What is being asked
Repeat what the lines below say, word for word, and skip every image.

* * * * *

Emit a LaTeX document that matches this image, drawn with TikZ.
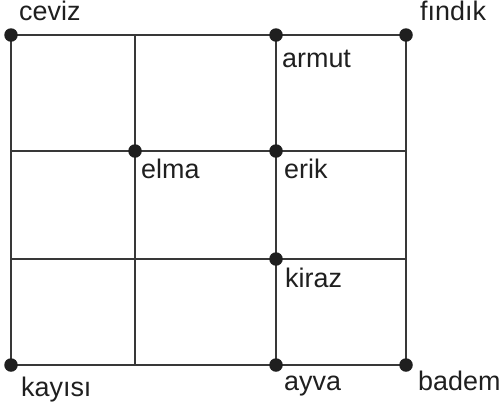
\documentclass[tikz,border=0pt]{standalone}
\usepackage{fontspec}
\setmainfont{Liberation Sans}
\usetikzlibrary{positioning}

\begin{document}
\begin{tikzpicture}[x=1bp,y=-1bp,
        spot/.style={circle,fill=black!88,inner sep=0pt,minimum size=13.5bp},
        fruit/.style={anchor=base west,inner sep=0pt,text=black!88,font=\fontsize{27}{32}\selectfont}]
        \useasboundingbox (0,0) rectangle (501,410);
        \coordinate (ceviz) at (11,35);
        \coordinate [right = 265bp of ceviz] (armut);
        \coordinate [right = 395bp of ceviz] (findik);
        \coordinate [below right = 116bp and 124bp of ceviz] (elma);
        \coordinate [below = 116bp of armut] (erik);
        \coordinate [below = 224bp of armut] (kiraz);
        \coordinate [below = 330bp of ceviz] (kayisi);
        \coordinate [below = 330bp of armut] (ayva);
        \coordinate [below = 330bp of findik] (badem);
        \draw [black!78,line width=1.3bp] (ceviz) rectangle (badem);
        \draw [black!78,line width=1.3bp] (elma |- ceviz) -- (elma |- kayisi);
        \draw [black!78,line width=1.3bp] (armut) -- (ayva);
        \draw [black!78,line width=1.3bp] (ceviz |- elma) -- (findik |- elma);
        \draw [black!78,line width=1.3bp] (ceviz |- kiraz) -- (findik |- kiraz);
        \foreach \p in {ceviz,armut,findik,elma,erik,kiraz,kayisi,ayva,badem}
            \node [spot] at (\p) {};
        \node [fruit] (t_ceviz)  at ([shift={(8,-15)}]ceviz)   {ceviz};
        \node [fruit] (t_findik) at ([shift={(14,-15)}]findik) {fındık};
        \node [fruit] (t_armut)  at ([shift={(6,32)}]armut)    {armut};
        \node [fruit] (t_elma)   at ([shift={(6,27)}]elma)     {elma};
        \node [fruit] (t_erik)   at ([shift={(8,27)}]erik)     {erik};
        \node [fruit] (t_kiraz)  at ([shift={(9,28)}]kiraz)    {kiraz};
        \node [fruit] (t_kayisi) at ([shift={(10,31)}]kayisi)  {kayısı};
        \node [fruit] (t_ayva)   at ([shift={(8,25)}]ayva)     {ayva};
        \node [fruit] (t_badem)  at ([shift={(12,25)}]badem)   {badem};
    \end{tikzpicture}
\end{document}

* * * * *

Task response
Emit a LaTeX document that matches this image, drawn with TikZ.
\documentclass[tikz,border=0pt]{standalone}
\usepackage{fontspec}
\setmainfont{Liberation Sans}
\usetikzlibrary{positioning}

\begin{document}
\begin{tikzpicture}[x=1bp,y=-1bp,
        spot/.style={circle,fill=black!88,inner sep=0pt,minimum size=13.5bp},
        fruit/.style={anchor=base west,inner sep=0pt,text=black!88,font=\fontsize{27}{32}\selectfont}]
        \useasboundingbox (0,0) rectangle (501,410);
        \coordinate (ceviz) at (11,35);
        \coordinate [right = 265bp of ceviz] (armut);
        \coordinate [right = 395bp of ceviz] (findik);
        \coordinate [below right = 116bp and 124bp of ceviz] (elma);
        \coordinate [below = 116bp of armut] (erik);
        \coordinate [below = 224bp of armut] (kiraz);
        \coordinate [below = 330bp of ceviz] (kayisi);
        \coordinate [below = 330bp of armut] (ayva);
        \coordinate [below = 330bp of findik] (badem);
        \draw [black!78,line width=1.3bp] (ceviz) rectangle (badem);
        \draw [black!78,line width=1.3bp] (elma |- ceviz) -- (elma |- kayisi);
        \draw [black!78,line width=1.3bp] (armut) -- (ayva);
        \draw [black!78,line width=1.3bp] (ceviz |- elma) -- (findik |- elma);
        \draw [black!78,line width=1.3bp] (ceviz |- kiraz) -- (findik |- kiraz);
        \foreach \p in {ceviz,armut,findik,elma,erik,kiraz,kayisi,ayva,badem}
            \node [spot] at (\p) {};
        \node [fruit] (t_ceviz)  at ([shift={(8,-15)}]ceviz)   {ceviz};
        \node [fruit] (t_findik) at ([shift={(14,-15)}]findik) {fındık};
        \node [fruit] (t_armut)  at ([shift={(6,32)}]armut)    {armut};
        \node [fruit] (t_elma)   at ([shift={(6,27)}]elma)     {elma};
        \node [fruit] (t_erik)   at ([shift={(8,27)}]erik)     {erik};
        \node [fruit] (t_kiraz)  at ([shift={(9,28)}]kiraz)    {kiraz};
        \node [fruit] (t_kayisi) at ([shift={(10,31)}]kayisi)  {kayısı};
        \node [fruit] (t_ayva)   at ([shift={(8,25)}]ayva)     {ayva};
        \node [fruit] (t_badem)  at ([shift={(12,25)}]badem)   {badem};
    \end{tikzpicture}
\end{document}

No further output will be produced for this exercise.